At long last, rain fell in Turlock last week – just days after the start of the Turlock Irrigation District's early irrigation season.
But despite 2.17 inches of rain locally, the district has seen higher than expected demand during the limited irrigation season.
In the first day, 544 orders were placed for irrigation water. As of Tuesday, more than 1,000 orders had been placed.
Though calls for water have slowed, TID Water Distribution Department Manager Mike Kavarian expects another surge of orders as the deadline draws near on the brief, early irrigation season.
“Some customers are going to wait until the last moment, because that's just what people do,” Kavarian said.

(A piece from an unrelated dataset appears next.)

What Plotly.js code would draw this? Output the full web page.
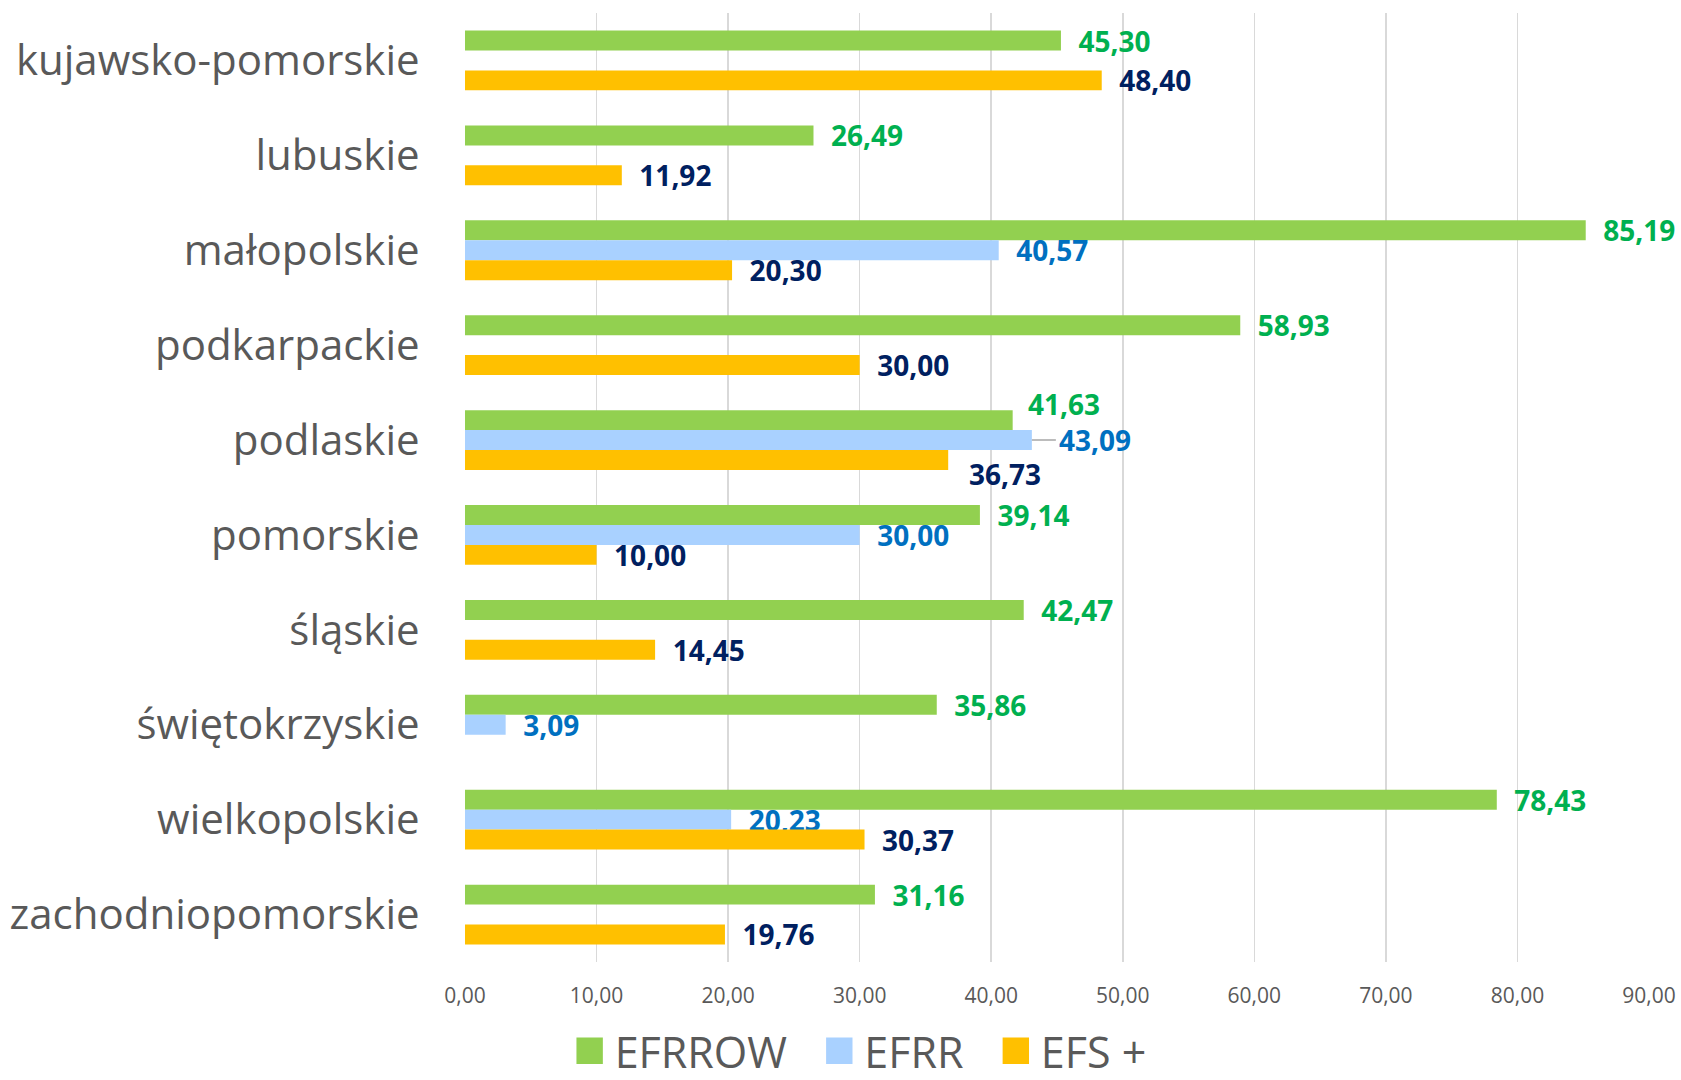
<!DOCTYPE html>
<html>
<head>
<meta charset="utf-8">
<script src="https://cdn.plot.ly/plotly-3.0.1.min.js"></script>
<style>html,body{margin:0;padding:0;background:#fff;}#chart{width:1681px;height:1080px;}</style>
</head>
<body>
<div id="chart"></div>
<script>
const categories = ["kujawsko-pomorskie","lubuskie","małopolskie","podkarpackie","podlaskie","pomorskie","śląskie","świętokrzyskie","wielkopolskie","zachodniopomorskie"];
const efrrow = [45.30, 26.49, 85.19, 58.93, 41.63, 39.14, 42.47, 35.86, 78.43, 31.16];
const efrr   = [null, null, 40.57, null, 43.09, 30.00, null, 3.09, 20.23, null];
const efs    = [48.40, 11.92, 20.30, 30.00, 36.73, 10.00, 14.45, null, 30.37, 19.76];
const seriesNames = ["EFRROW", "EFRR", "EFS +"];
const tickVals = [0,10,20,30,40,50,60,70,80,90];
// category whose labels were moved by hand in the original chart
const movedCategory = "podlaskie";

const FONT = "Open Sans, Noto Sans, sans-serif";
const colors = ["#92D050", "#A9D1FF", "#FFC000"];
const labelColors = ["#00B050", "#0070C0", "#002060"];
const fmt = v => v.toFixed(2).replace(".", ",");
const LABEL_SIZE = 28;

function bar(i, vals) {
  return {
    type: "bar", orientation: "h",
    name: seriesNames[i] + (i < seriesNames.length - 1 ? "\u00A0\u00A0" : ""),
    x: vals, y: categories,
    marker: {color: colors[i]},
    text: vals.map((v, k) => (v === null || categories[k] === movedCategory) ? "" : "\u00A0\u00A0" + fmt(v)),
    textposition: "outside",
    constraintext: "none",
    cliponaxis: false,
    textfont: {family: FONT, size: LABEL_SIZE, color: labelColors[i], weight: "bold"},
    hoverinfo: "x+y"
  };
}
const series = [efrrow, efrr, efs];
const data = series.map((s, i) => bar(i, s));

const mi = categories.indexOf(movedCategory);
const annFont = i => ({family: FONT, size: LABEL_SIZE, color: labelColors[i], weight: "bold"});
const annotations = [
  {x: efrrow[mi], y: movedCategory, text: fmt(efrrow[mi]), showarrow: false,
   xanchor: "left", yanchor: "middle", xshift: 13, yshift: 36, font: annFont(0)},
  {x: efrr[mi], y: movedCategory, text: fmt(efrr[mi]), showarrow: true,
   arrowhead: 0, arrowwidth: 1.5, arrowcolor: "#A6A6A6", ax: 24, ay: 0,
   xanchor: "left", yanchor: "middle", font: annFont(1), borderpad: 2},
  {x: efs[mi], y: movedCategory, text: fmt(efs[mi]), showarrow: false,
   xanchor: "left", yanchor: "middle", xshift: 19, yshift: -34, font: annFont(2)}
];

const layout = {
  width: 1681, height: 1080,
  separators: ", ",
  paper_bgcolor: "#fff", plot_bgcolor: "#fff",
  margin: {l: 465, r: 32, t: 13, b: 118},
  barmode: "group", bargap: 0.37, bargroupgap: 0,
  font: {family: FONT, color: "#595959"},
  annotations: annotations,
  xaxis: {
    range: [0, 90], tickvals: tickVals, tickformat: ".2f",
    showgrid: true, gridcolor: "#D9D9D9", gridwidth: 1.5,
    zeroline: false, showline: false,
    ticks: "outside", ticklen: 15, tickcolor: "rgba(0,0,0,0)",
    tickfont: {family: FONT, size: 21, color: "#595959"},
    fixedrange: true
  },
  yaxis: {
    autorange: "reversed", type: "category",
    showgrid: false, zeroline: false, showline: false,
    ticks: "outside", ticklen: 36, tickcolor: "rgba(0,0,0,0)",
    tickfont: {family: FONT, size: 42, color: "#595959"}
  },
  showlegend: true,
  legend: {
    orientation: "h", xref: "container", yref: "container",
    x: 0.5105, xanchor: "center", y: 0.027, yanchor: "middle",
    itemwidth: 40,
    font: {family: FONT, size: 43, color: "#595959"},
    traceorder: "normal", itemclick: false
  }
};
Plotly.newPlot("chart", data, layout, {displayModeBar: false, staticPlot: true}).then(function(){
  document.querySelectorAll(".legend .legendpoints path").forEach(function(p){
    p.setAttribute("transform", "translate(25,0) scale(2.2)");
  });
});
</script>
</body>
</html>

That last moment is rapidly approaching, as Kavarian announced Tuesday the district expects to stop accepting water orders at 5 p.m. Thursday. The district will then begin pulling the system down slowly on Sunday morning, with some water remaining in the main canals to meet demand for last-minute orders.
“We want people to order as soon as possible, just so we can get to everyone,” Kavarian said. “The goal is to take care of everyone, and to deliver water to everyone who has ordered water.”

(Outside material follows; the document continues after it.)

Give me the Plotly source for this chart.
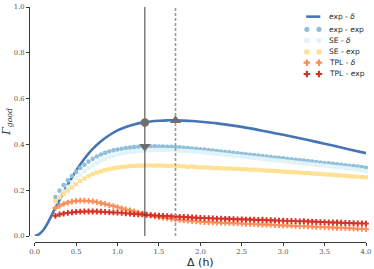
import plotly.graph_objects as go

# ---------------- data ----------------
x_line = [0.0, 0.05, 0.1, 0.15, 0.2, 0.3, 0.4, 0.5, 0.6, 0.7, 0.8, 0.9, 1.0, 1.1, 1.2, 1.3, 1.4, 1.5,
          1.6, 1.7, 1.8, 1.9, 2.0, 2.2, 2.4, 2.6, 2.8, 3.0, 3.2, 3.4, 3.6, 3.8, 4.0]
exp_delta = [0.000, 0.007, 0.024, 0.052, 0.087, 0.158, 0.225, 0.285, 0.337, 0.380, 0.414, 0.440,
             0.461, 0.476, 0.487, 0.495, 0.500, 0.503, 0.505, 0.505, 0.504, 0.502, 0.499, 0.492,
             0.482, 0.470, 0.456, 0.442, 0.427, 0.411, 0.395, 0.378, 0.362]

x_pts = [0.25, 0.30, 0.35, 0.40, 0.45, 0.50, 0.55, 0.60, 0.65, 0.70, 0.75, 0.80, 0.85, 0.90, 0.95,
         1.00, 1.05, 1.10, 1.15, 1.20, 1.25, 1.30, 1.35, 1.40, 1.45, 1.50, 1.55, 1.60, 1.65, 1.70,
         1.75, 1.80, 1.85, 1.90, 1.95, 2.00, 2.05, 2.10, 2.15, 2.20, 2.25, 2.30, 2.35, 2.40, 2.45,
         2.50, 2.55, 2.60, 2.65, 2.70, 2.75, 2.80, 2.85, 2.90, 2.95, 3.00, 3.05, 3.10, 3.15, 3.20,
         3.25, 3.30, 3.35, 3.40, 3.45, 3.50, 3.55, 3.60, 3.65, 3.70, 3.75, 3.80, 3.85, 3.90, 3.95,
         4.00]

exp_exp = [0.170, 0.198, 0.222, 0.243, 0.262, 0.280, 0.297, 0.311, 0.325, 0.337, 0.347, 0.356,
           0.363, 0.369, 0.374, 0.378, 0.381, 0.384, 0.386, 0.388, 0.390, 0.391, 0.392, 0.392,
           0.392, 0.391, 0.391, 0.390, 0.389, 0.388, 0.387, 0.385, 0.384, 0.382, 0.381, 0.379,
           0.377, 0.375, 0.373, 0.371, 0.369, 0.367, 0.365, 0.363, 0.361, 0.359, 0.357, 0.355,
           0.354, 0.351, 0.349, 0.347, 0.345, 0.343, 0.341, 0.339, 0.337, 0.335, 0.333, 0.331,
           0.329, 0.327, 0.325, 0.323, 0.321, 0.319, 0.317, 0.315, 0.313, 0.311, 0.309, 0.307,
           0.305, 0.303, 0.301, 0.298]

se_delta = [0.150, 0.172, 0.195, 0.215, 0.234, 0.252, 0.268, 0.283, 0.297, 0.309, 0.320, 0.330,
            0.338, 0.345, 0.351, 0.356, 0.360, 0.364, 0.367, 0.369, 0.371, 0.373, 0.374, 0.375,
            0.375, 0.376, 0.376, 0.375, 0.375, 0.374, 0.373, 0.372, 0.371, 0.370, 0.368, 0.367,
            0.365, 0.363, 0.361, 0.359, 0.357, 0.355, 0.353, 0.351, 0.349, 0.347, 0.345, 0.343,
            0.341, 0.339, 0.337, 0.335, 0.333, 0.331, 0.329, 0.327, 0.325, 0.323, 0.321, 0.319,
            0.317, 0.315, 0.313, 0.311, 0.309, 0.307, 0.305, 0.303, 0.301, 0.299, 0.297, 0.295,
            0.292, 0.290, 0.287, 0.284]

se_exp = [0.152, 0.168, 0.184, 0.198, 0.212, 0.226, 0.240, 0.251, 0.262, 0.270, 0.277, 0.283,
          0.288, 0.292, 0.296, 0.299, 0.301, 0.303, 0.305, 0.306, 0.307, 0.307, 0.308, 0.308,
          0.307, 0.308, 0.307, 0.306, 0.307, 0.305, 0.305, 0.304, 0.302, 0.303, 0.301, 0.300,
          0.299, 0.299, 0.297, 0.297, 0.296, 0.295, 0.295, 0.293, 0.293, 0.292, 0.291, 0.290,
          0.289, 0.289, 0.287, 0.286, 0.285, 0.284, 0.283, 0.281, 0.280, 0.279, 0.278, 0.277,
          0.275, 0.275, 0.273, 0.272, 0.271, 0.269, 0.268, 0.267, 0.265, 0.264, 0.263, 0.261,
          0.260, 0.259, 0.257, 0.256]

tpl_delta = [0.122, 0.132, 0.140, 0.146, 0.150, 0.153, 0.154, 0.154, 0.153, 0.151, 0.148, 0.144,
             0.140, 0.135, 0.131, 0.126, 0.121, 0.116, 0.112, 0.107, 0.102, 0.098, 0.094, 0.090,
             0.086, 0.083, 0.080, 0.077, 0.075, 0.072, 0.070, 0.068, 0.067, 0.065, 0.064, 0.062,
             0.061, 0.060, 0.060, 0.059, 0.058, 0.057, 0.057, 0.056, 0.055, 0.054, 0.053, 0.053,
             0.052, 0.051, 0.050, 0.050, 0.049, 0.048, 0.047, 0.046, 0.046, 0.045, 0.044, 0.043,
             0.043, 0.042, 0.041, 0.040, 0.040, 0.039, 0.038, 0.037, 0.036, 0.036, 0.035, 0.034,
             0.033, 0.032, 0.031, 0.030]

tpl_exp = [0.088, 0.094, 0.098, 0.101, 0.103, 0.105, 0.106, 0.107, 0.107, 0.107, 0.107, 0.106,
           0.105, 0.104, 0.103, 0.102, 0.101, 0.099, 0.098, 0.096, 0.095, 0.094, 0.092, 0.091,
           0.090, 0.089, 0.088, 0.087, 0.086, 0.085, 0.084, 0.083, 0.082, 0.081, 0.080, 0.079,
           0.078, 0.078, 0.077, 0.076, 0.076, 0.075, 0.075, 0.074, 0.073, 0.073, 0.072, 0.072,
           0.071, 0.070, 0.071, 0.069, 0.069, 0.068, 0.067, 0.067, 0.066, 0.066, 0.065, 0.064,
           0.065, 0.063, 0.063, 0.062, 0.061, 0.061, 0.060, 0.059, 0.059, 0.058, 0.057, 0.057,
           0.056, 0.055, 0.055, 0.054]

# reference lines and highlighted points
t_solid = 1.33
t_dashed = 1.70
vline_span = [0.0, 1.0]
hl_x = [1.33, 1.70, 1.33]
hl_y = [0.496, 0.504, 0.391]
hl_symbols = ["circle", "triangle-up", "triangle-down"]

x_ticks = [0.0, 0.5, 1.0, 1.5, 2.0, 2.5, 3.0, 3.5, 4.0]
y_ticks = [0.0, 0.2, 0.4, 0.6, 0.8, 1.0]

labels = ["exp - <i>δ</i>", "exp - exp", "SE - <i>δ</i>", "SE - exp", "TPL - <i>δ</i>", "TPL - exp"]
colors = ["#4575b4", "#91bfdb", "#e0f3f8", "#fee090", "#fc8d59", "#d73027"]

# ---------------- figure ----------------
fig = go.Figure()

fig.add_trace(go.Scatter(x=x_line, y=exp_delta, mode="lines",
                         line=dict(color=colors[0], width=2.6, shape="spline", smoothing=0.8),
                         showlegend=False, cliponaxis=False))

series = [(exp_exp, "circle", 4.6), (se_delta, "square", 4.2), (se_exp, "square", 4.2),
          (tpl_delta, "cross", 4.8), (tpl_exp, "cross", 4.8)]
for i, (vals, sym, sz) in enumerate(series):
    fig.add_trace(go.Scatter(x=x_pts, y=vals, mode="markers",
                             marker=dict(symbol=sym, size=sz, color=colors[i + 1],
                                         line=dict(width=0)),
                             showlegend=False, cliponaxis=False))

# vertical reference lines (drawn before the highlight markers)
fig.add_trace(go.Scatter(x=[t_solid, t_solid], y=vline_span, mode="lines",
                         line=dict(color="#3a3a3a", width=1), showlegend=False,
                         cliponaxis=False))
fig.add_trace(go.Scatter(x=[t_dashed, t_dashed], y=vline_span, mode="lines",
                         line=dict(color="#9a9a9a", width=1.6, dash="3px,2px"),
                         showlegend=False, cliponaxis=False))

for hx, hy, hs, hsz in zip(hl_x, hl_y, hl_symbols, [8.5, 10, 10]):
    fig.add_trace(go.Scatter(x=[hx], y=[hy], mode="markers",
                             marker=dict(symbol=hs, size=hsz, color="#6f6f6f",
                                         line=dict(width=0)),
                             showlegend=False, cliponaxis=False))

# ---------------- custom legend (overlay paper-like axes) ----------------
leg_x1, leg_x2, leg_text_x = 0.824, 0.860, 0.883
leg_rows = [0.959, 0.905, 0.858, 0.809, 0.763, 0.715]
fig.add_trace(go.Scatter(x=[leg_x1 - 0.002, leg_x2 + 0.004], y=[leg_rows[0]] * 2, mode="lines",
                         line=dict(color=colors[0], width=2.6), xaxis="x2", yaxis="y2",
                         showlegend=False, hoverinfo="skip"))
for i, (vals, sym, sz) in enumerate(series):
    fig.add_trace(go.Scatter(x=[leg_x1, leg_x2], y=[leg_rows[i + 1]] * 2, mode="markers",
                             marker=dict(symbol=sym, size=sz + 0.6, color=colors[i + 1],
                                         line=dict(width=0)),
                             xaxis="x2", yaxis="y2", showlegend=False, hoverinfo="skip"))
for i, lab in enumerate(labels):
    fig.add_annotation(x=leg_text_x, y=leg_rows[i], xref="paper", yref="paper", text=lab,
                       showarrow=False, xanchor="left", yanchor="middle",
                       font=dict(family="DejaVu Sans", size=7.5, color="#262626"))

tickfont = dict(family="DejaVu Serif", size=6.8, color="#505050")
fig.update_layout(
    width=374, height=269,
    margin=dict(l=30, r=8, t=7, b=27, pad=0),
    paper_bgcolor="white", plot_bgcolor="rgba(0,0,0,0)",
    xaxis=dict(domain=[0.014, 1], range=[0, 4], anchor="y2",
               showline=True, linecolor="#3a3a3a", linewidth=1, ticks="outside", ticklen=3,
               tickcolor="#3a3a3a", tickwidth=1, tickvals=x_ticks,
               ticktext=[f"{v:.1f}" for v in x_ticks], tickfont=tickfont,
               showgrid=False, zeroline=False, automargin=False,
               title=dict(text="Δ (h)", font=dict(family="DejaVu Sans", size=11, color="#262626"),
                          standoff=3)),
    yaxis=dict(domain=[0.0255, 1], range=[0, 1], anchor="x2",
               showline=True, linecolor="#3a3a3a", linewidth=1, ticks="outside", ticklen=3,
               tickcolor="#3a3a3a", tickwidth=1, tickvals=y_ticks,
               ticktext=[f"{v:.1f}" for v in y_ticks], tickfont=tickfont,
               showgrid=False, zeroline=False, automargin=False,
               title=dict(text="<i>Γ</i><sub><i>good</i></sub>",
                          font=dict(family="DejaVu Serif", size=11, color="#262626"),
                          standoff=5)),
    xaxis2=dict(domain=[0, 1], range=[0, 1], anchor="y2", visible=False, fixedrange=True),
    yaxis2=dict(domain=[0, 1], range=[0, 1], anchor="x2", visible=False, fixedrange=True),
    showlegend=False,
)

fig.write_html("out.html", config={"displayModeBar": False, "staticPlot": True},
               post_script="document.body.style.margin='0';")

Already, orders for 32,000 acres of approximately 14,000 hours of irrigation water were taken as of Tuesday morning. About 65 percent of those acres were covered by trees, 30 percent by oats, and the remainder miscellaneous forage crops.

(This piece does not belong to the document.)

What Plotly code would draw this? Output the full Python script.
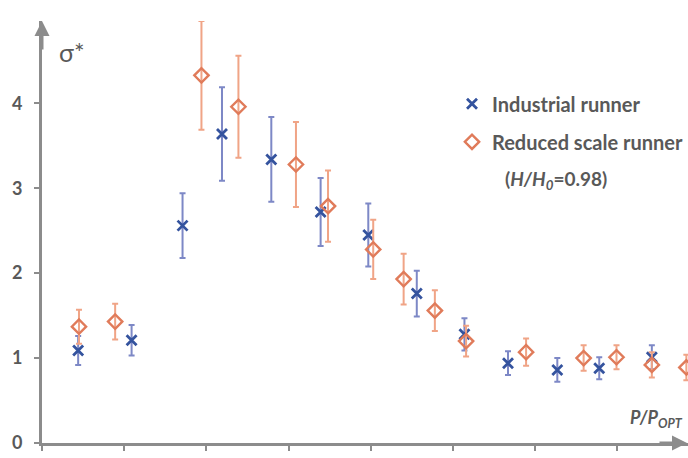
import plotly.graph_objects as go

# Data (x in axis-tick units; ticks unlabeled in reference)
ind_x = [0.44, 1.09, 1.71, 2.19, 2.79, 3.39, 3.97, 4.56, 5.14, 5.67, 6.27, 6.78, 7.42]
ind_y = [1.09, 1.21, 2.56, 3.64, 3.34, 2.72, 2.45, 1.76, 1.28, 0.94, 0.86, 0.88, 1.01]
ind_err = [0.17, 0.18, 0.38, 0.55, 0.50, 0.40, 0.37, 0.27, 0.19, 0.14, 0.14, 0.13, 0.14]

red_x = [0.45, 0.89, 1.94, 2.39, 3.09, 3.48, 4.03, 4.40, 4.78, 5.16, 5.89, 6.59, 6.99, 7.42, 7.84]
red_y = [1.37, 1.43, 4.33, 3.96, 3.28, 2.79, 2.28, 1.93, 1.56, 1.20, 1.07, 1.00, 1.01, 0.92, 0.89]
red_err = [0.20, 0.21, 0.64, 0.60, 0.50, 0.42, 0.35, 0.30, 0.24, 0.18, 0.16, 0.15, 0.14, 0.15, 0.15]

y_ticks = [0, 1, 2, 3, 4]

AX = "#8c8c8c"
TXT = "#595959"
FONT = "Lato"

fig = go.Figure()
fig.add_trace(go.Scatter(
    x=ind_x, y=ind_y, mode="markers", name="Industrial runner", legendgroup="a",
    marker=dict(symbol="x-thin", size=10, line=dict(width=2.8, color="#34539e"), color="#34539e"),
    error_y=dict(type="data", array=ind_err, color="#7d88c6", thickness=2, width=3),
))
fig.add_trace(go.Scatter(
    x=red_x, y=red_y, mode="markers", name="Reduced scale runner", legendgroup="b",
    marker=dict(symbol="diamond-open", size=11, line=dict(width=2.4, color="#e07b5a"), color="#e07b5a"),
    error_y=dict(type="data", array=red_err, color="#f0a486", thickness=2, width=3),
))

fig.update_layout(
    width=688, height=458,
    margin=dict(l=42, r=0, t=21, b=15),
    paper_bgcolor="white", plot_bgcolor="white",
    font=dict(family=FONT, color=TXT),
    showlegend=True,
    legend=dict(x=0.635, y=0.85, xanchor="left", yanchor="top",
                font=dict(family=FONT, size=20, color=TXT, weight="bold"),
                tracegroupgap=9, bgcolor="rgba(0,0,0,0)", itemwidth=30),
    xaxis=dict(range=[0, 7.86], showline=True, linecolor=AX, linewidth=3,
               ticks="outside", ticklen=5, tickwidth=2, tickcolor=AX,
               tick0=0, dtick=1, showticklabels=False, showgrid=False, zeroline=False),
    yaxis=dict(range=[0, 4.97], showline=True, linecolor=AX, linewidth=3,
               ticks="outside", ticklen=5, tickwidth=2, tickcolor=AX,
               tickvals=y_ticks, ticktext=[str(t) for t in y_ticks],
               tickfont=dict(family=FONT, size=18, color=TXT, weight="bold"),
               ticklabelstandoff=8, showgrid=False, zeroline=False),
)

# axis arrows
fig.add_annotation(x=0, y=1.0, xref="paper", yref="paper", text="", showarrow=True,
                   ax=0, ay=30, arrowhead=2, arrowsize=1, arrowwidth=3, arrowcolor=AX)
fig.add_annotation(x=1.0, y=0, xref="paper", yref="paper", text="", showarrow=True,
                   ax=-30, ay=0, arrowhead=2, arrowsize=1, arrowwidth=3, arrowcolor=AX)

fig.add_annotation(x=0.023, y=0.927, xref="paper", yref="paper", xanchor="left", yanchor="middle",
                   text="σ*", showarrow=False, font=dict(family=FONT, size=25, color=TXT))
fig.add_annotation(x=0.995, y=0.057, xref="paper", yref="paper", xanchor="right", yanchor="middle",
                   text="<b><i>P/P<sub>OPT</sub></i></b>", showarrow=False,
                   font=dict(family=FONT, size=18, color=TXT))
fig.add_annotation(x=0.714, y=0.623, xref="paper", yref="paper", xanchor="left", yanchor="middle",
                   text="<b>(<i>H/H<sub>0</sub></i>=0.98)</b>", showarrow=False,
                   font=dict(family=FONT, size=19, color=TXT))

fig.write_html("out.html")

Most orders were along the Hughson, Ceres Main, and Turlock Main canals, according to Kavarian.
Despite demand, the district needs to wrap up the early irrigation season soon, as some lower lateral canals have yet to be cleaned or repaired this winter. Until those canals are drained, no work can be done.
Rain good news for irrigators
Though forecasts call for no local rain for the next six days, the 4.66 inches of precipitation seen last week in the TID watershed have improved summer irrigation projections.
With that rain, including 3.49 inches just on Jan. 21, January precipitation is now approaching the 50-year average of 6.63 inches – despite a dry start. The watershed has seen 9.61 inches of precipitation for the water year, 54.4 percent of average.
TID staff said Tuesday there is now a 41 percent chance that the district will be able to deliver a full water allotment – equivalent to a 48 inch cap, with an average of 30 inches used – and still carryover enough water for a 21-inch allotment in 2013, should there be no further rain. However, there is a 74 percent probability that TID will not be able to both deliver a full allotment and fill Don Pedro Reservoir this year.